Supplied information —
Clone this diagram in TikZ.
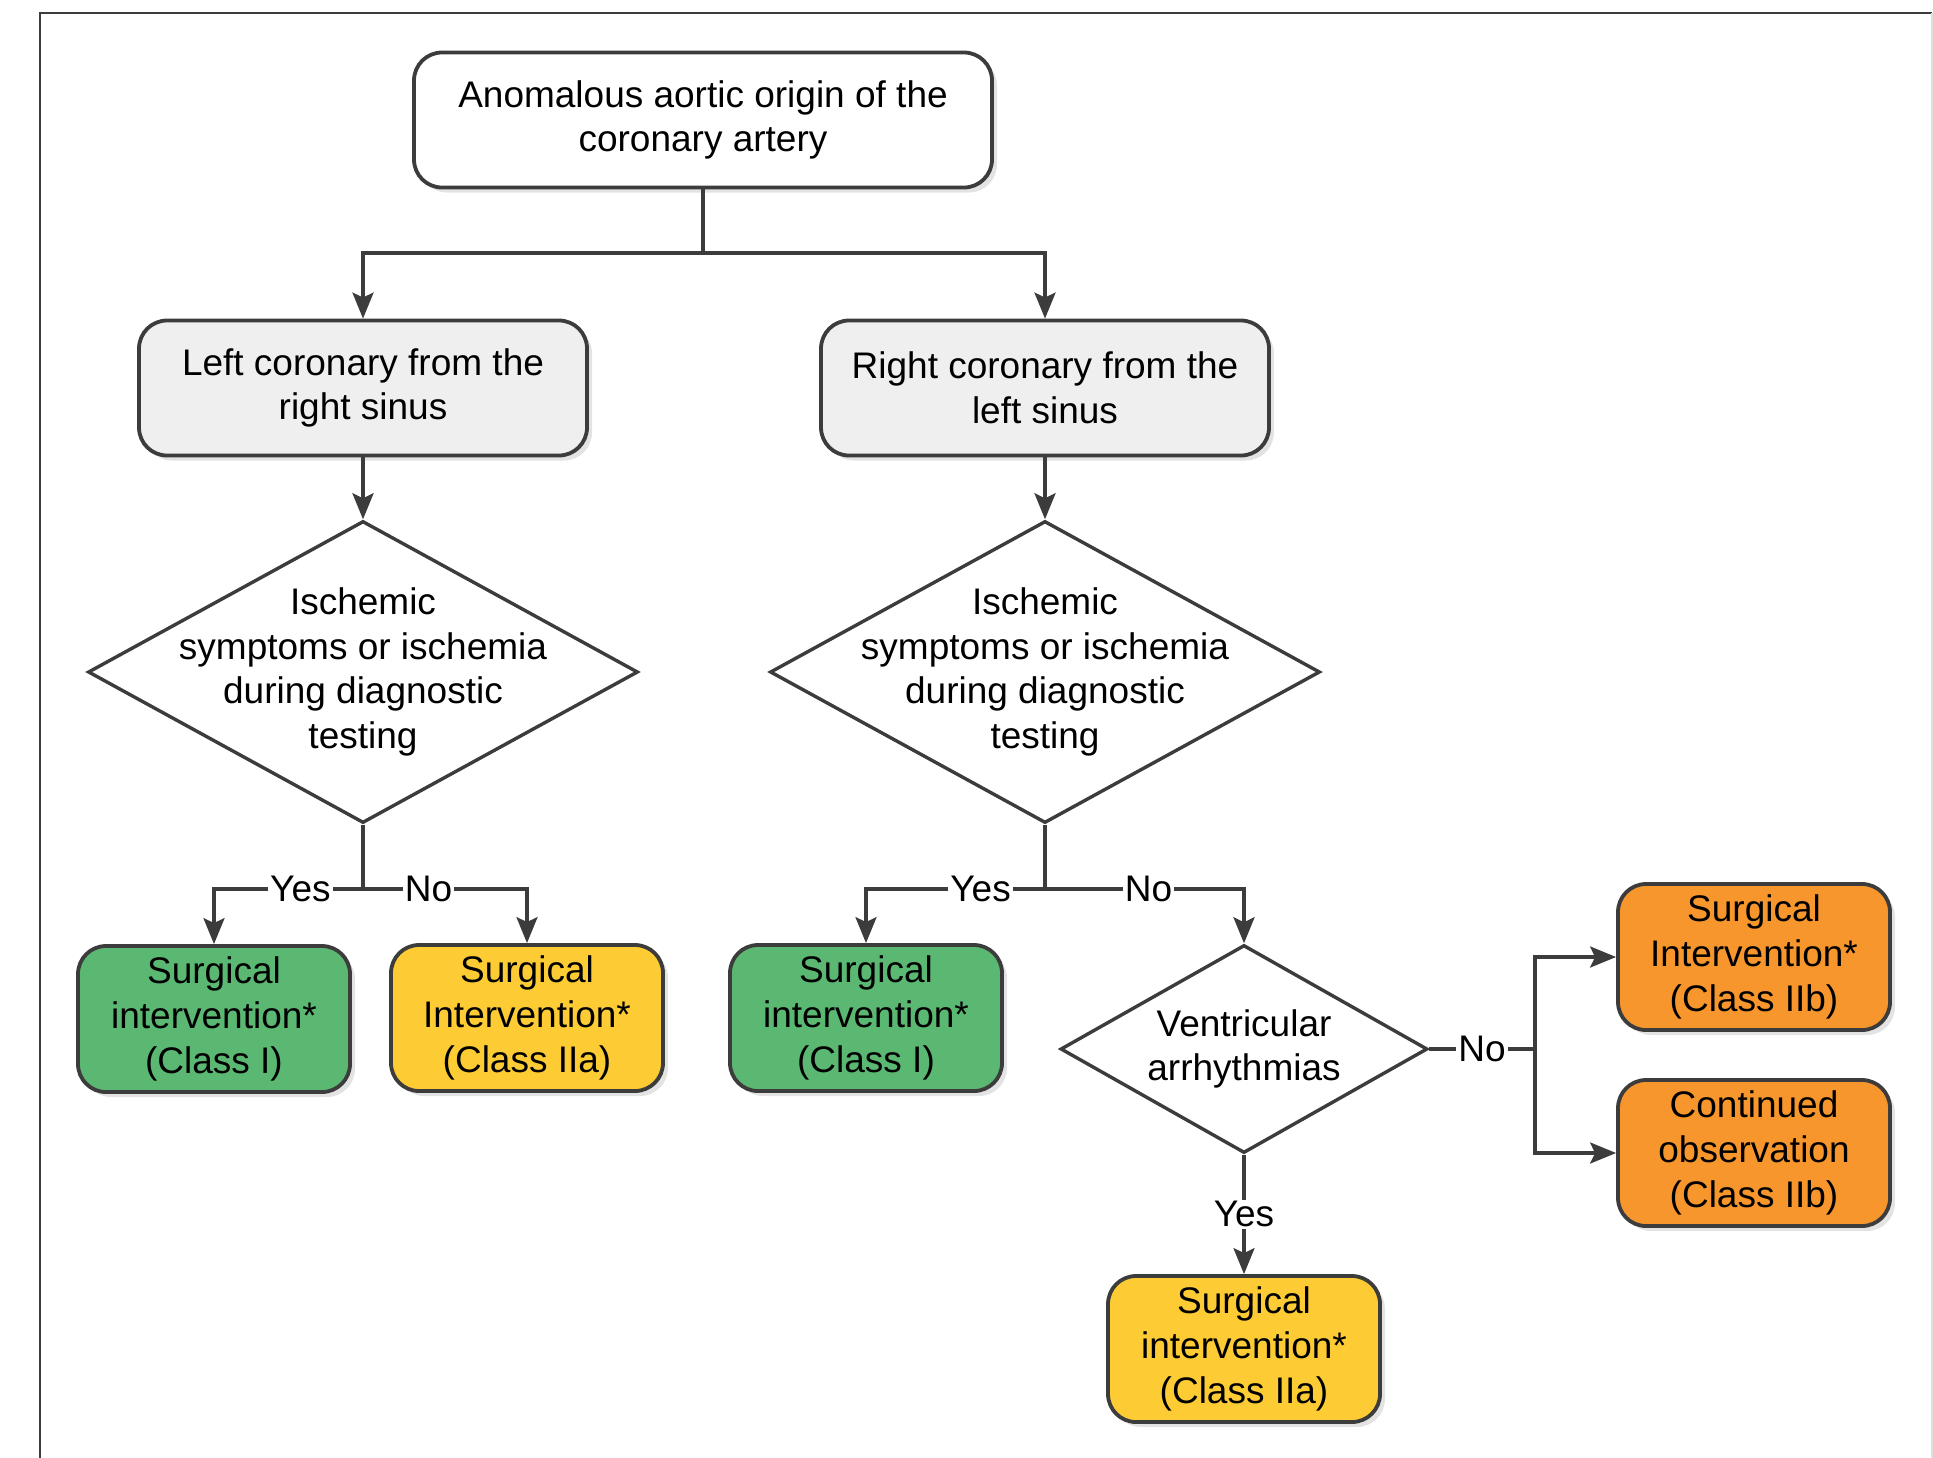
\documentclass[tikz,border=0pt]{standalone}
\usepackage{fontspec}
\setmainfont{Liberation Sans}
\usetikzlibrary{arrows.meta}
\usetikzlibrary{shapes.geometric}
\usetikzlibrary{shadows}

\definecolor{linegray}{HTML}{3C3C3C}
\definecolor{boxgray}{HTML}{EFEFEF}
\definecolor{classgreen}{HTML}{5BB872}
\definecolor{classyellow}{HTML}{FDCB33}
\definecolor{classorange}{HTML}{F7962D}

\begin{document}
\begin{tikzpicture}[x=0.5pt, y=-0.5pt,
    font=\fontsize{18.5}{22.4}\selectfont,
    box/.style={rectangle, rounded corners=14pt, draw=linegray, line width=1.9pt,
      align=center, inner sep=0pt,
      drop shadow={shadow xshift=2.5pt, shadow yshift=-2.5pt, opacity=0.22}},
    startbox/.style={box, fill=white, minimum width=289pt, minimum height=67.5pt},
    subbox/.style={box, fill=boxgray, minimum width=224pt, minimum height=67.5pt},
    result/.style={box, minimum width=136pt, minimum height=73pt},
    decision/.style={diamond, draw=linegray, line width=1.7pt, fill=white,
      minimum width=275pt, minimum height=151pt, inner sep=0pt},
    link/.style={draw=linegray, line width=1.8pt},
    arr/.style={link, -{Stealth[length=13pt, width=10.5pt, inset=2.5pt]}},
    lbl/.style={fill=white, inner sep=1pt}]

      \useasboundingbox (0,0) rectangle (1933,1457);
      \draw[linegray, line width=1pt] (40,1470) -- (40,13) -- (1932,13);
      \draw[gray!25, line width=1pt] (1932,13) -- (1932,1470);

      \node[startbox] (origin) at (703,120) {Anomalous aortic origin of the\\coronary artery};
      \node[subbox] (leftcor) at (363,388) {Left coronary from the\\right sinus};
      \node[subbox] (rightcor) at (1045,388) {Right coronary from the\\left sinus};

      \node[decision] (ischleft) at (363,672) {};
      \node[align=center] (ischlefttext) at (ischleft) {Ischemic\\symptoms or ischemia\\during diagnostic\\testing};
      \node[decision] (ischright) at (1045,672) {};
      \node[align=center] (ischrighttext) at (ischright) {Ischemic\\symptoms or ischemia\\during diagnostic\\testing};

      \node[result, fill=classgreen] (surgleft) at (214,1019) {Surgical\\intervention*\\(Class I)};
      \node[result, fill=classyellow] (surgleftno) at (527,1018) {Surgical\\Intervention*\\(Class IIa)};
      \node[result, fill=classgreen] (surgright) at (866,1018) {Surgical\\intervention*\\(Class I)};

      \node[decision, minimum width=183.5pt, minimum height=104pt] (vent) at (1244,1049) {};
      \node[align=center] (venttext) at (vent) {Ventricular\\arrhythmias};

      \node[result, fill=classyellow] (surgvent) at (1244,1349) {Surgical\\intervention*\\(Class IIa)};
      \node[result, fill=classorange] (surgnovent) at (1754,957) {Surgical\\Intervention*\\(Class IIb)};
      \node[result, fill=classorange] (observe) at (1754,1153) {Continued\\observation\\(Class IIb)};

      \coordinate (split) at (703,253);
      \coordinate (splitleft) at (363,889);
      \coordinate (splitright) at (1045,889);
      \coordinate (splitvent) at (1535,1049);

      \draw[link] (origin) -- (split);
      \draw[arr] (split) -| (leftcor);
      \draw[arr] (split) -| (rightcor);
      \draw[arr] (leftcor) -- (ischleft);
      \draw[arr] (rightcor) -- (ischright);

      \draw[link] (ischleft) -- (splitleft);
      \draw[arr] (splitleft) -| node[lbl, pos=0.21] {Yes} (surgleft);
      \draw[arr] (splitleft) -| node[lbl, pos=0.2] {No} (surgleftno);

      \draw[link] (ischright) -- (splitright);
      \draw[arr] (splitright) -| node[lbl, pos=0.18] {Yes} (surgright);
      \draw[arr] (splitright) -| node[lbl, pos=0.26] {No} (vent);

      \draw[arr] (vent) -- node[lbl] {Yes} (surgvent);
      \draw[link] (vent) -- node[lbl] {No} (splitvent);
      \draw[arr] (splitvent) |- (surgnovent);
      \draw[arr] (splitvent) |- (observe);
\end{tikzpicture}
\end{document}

Task directions —
Extract the full listing exactly, with the pictures left out.

In response —
Clone this diagram in TikZ.
\documentclass[tikz,border=0pt]{standalone}
\usepackage{fontspec}
\setmainfont{Liberation Sans}
\usetikzlibrary{arrows.meta}
\usetikzlibrary{shapes.geometric}
\usetikzlibrary{shadows}

\definecolor{linegray}{HTML}{3C3C3C}
\definecolor{boxgray}{HTML}{EFEFEF}
\definecolor{classgreen}{HTML}{5BB872}
\definecolor{classyellow}{HTML}{FDCB33}
\definecolor{classorange}{HTML}{F7962D}

\begin{document}
\begin{tikzpicture}[x=0.5pt, y=-0.5pt,
    font=\fontsize{18.5}{22.4}\selectfont,
    box/.style={rectangle, rounded corners=14pt, draw=linegray, line width=1.9pt,
      align=center, inner sep=0pt,
      drop shadow={shadow xshift=2.5pt, shadow yshift=-2.5pt, opacity=0.22}},
    startbox/.style={box, fill=white, minimum width=289pt, minimum height=67.5pt},
    subbox/.style={box, fill=boxgray, minimum width=224pt, minimum height=67.5pt},
    result/.style={box, minimum width=136pt, minimum height=73pt},
    decision/.style={diamond, draw=linegray, line width=1.7pt, fill=white,
      minimum width=275pt, minimum height=151pt, inner sep=0pt},
    link/.style={draw=linegray, line width=1.8pt},
    arr/.style={link, -{Stealth[length=13pt, width=10.5pt, inset=2.5pt]}},
    lbl/.style={fill=white, inner sep=1pt}]

      \useasboundingbox (0,0) rectangle (1933,1457);
      \draw[linegray, line width=1pt] (40,1470) -- (40,13) -- (1932,13);
      \draw[gray!25, line width=1pt] (1932,13) -- (1932,1470);

      \node[startbox] (origin) at (703,120) {Anomalous aortic origin of the\\coronary artery};
      \node[subbox] (leftcor) at (363,388) {Left coronary from the\\right sinus};
      \node[subbox] (rightcor) at (1045,388) {Right coronary from the\\left sinus};

      \node[decision] (ischleft) at (363,672) {};
      \node[align=center] (ischlefttext) at (ischleft) {Ischemic\\symptoms or ischemia\\during diagnostic\\testing};
      \node[decision] (ischright) at (1045,672) {};
      \node[align=center] (ischrighttext) at (ischright) {Ischemic\\symptoms or ischemia\\during diagnostic\\testing};

      \node[result, fill=classgreen] (surgleft) at (214,1019) {Surgical\\intervention*\\(Class I)};
      \node[result, fill=classyellow] (surgleftno) at (527,1018) {Surgical\\Intervention*\\(Class IIa)};
      \node[result, fill=classgreen] (surgright) at (866,1018) {Surgical\\intervention*\\(Class I)};

      \node[decision, minimum width=183.5pt, minimum height=104pt] (vent) at (1244,1049) {};
      \node[align=center] (venttext) at (vent) {Ventricular\\arrhythmias};

      \node[result, fill=classyellow] (surgvent) at (1244,1349) {Surgical\\intervention*\\(Class IIa)};
      \node[result, fill=classorange] (surgnovent) at (1754,957) {Surgical\\Intervention*\\(Class IIb)};
      \node[result, fill=classorange] (observe) at (1754,1153) {Continued\\observation\\(Class IIb)};

      \coordinate (split) at (703,253);
      \coordinate (splitleft) at (363,889);
      \coordinate (splitright) at (1045,889);
      \coordinate (splitvent) at (1535,1049);

      \draw[link] (origin) -- (split);
      \draw[arr] (split) -| (leftcor);
      \draw[arr] (split) -| (rightcor);
      \draw[arr] (leftcor) -- (ischleft);
      \draw[arr] (rightcor) -- (ischright);

      \draw[link] (ischleft) -- (splitleft);
      \draw[arr] (splitleft) -| node[lbl, pos=0.21] {Yes} (surgleft);
      \draw[arr] (splitleft) -| node[lbl, pos=0.2] {No} (surgleftno);

      \draw[link] (ischright) -- (splitright);
      \draw[arr] (splitright) -| node[lbl, pos=0.18] {Yes} (surgright);
      \draw[arr] (splitright) -| node[lbl, pos=0.26] {No} (vent);

      \draw[arr] (vent) -- node[lbl] {Yes} (surgvent);
      \draw[link] (vent) -- node[lbl] {No} (splitvent);
      \draw[arr] (splitvent) |- (surgnovent);
      \draw[arr] (splitvent) |- (observe);
\end{tikzpicture}
\end{document}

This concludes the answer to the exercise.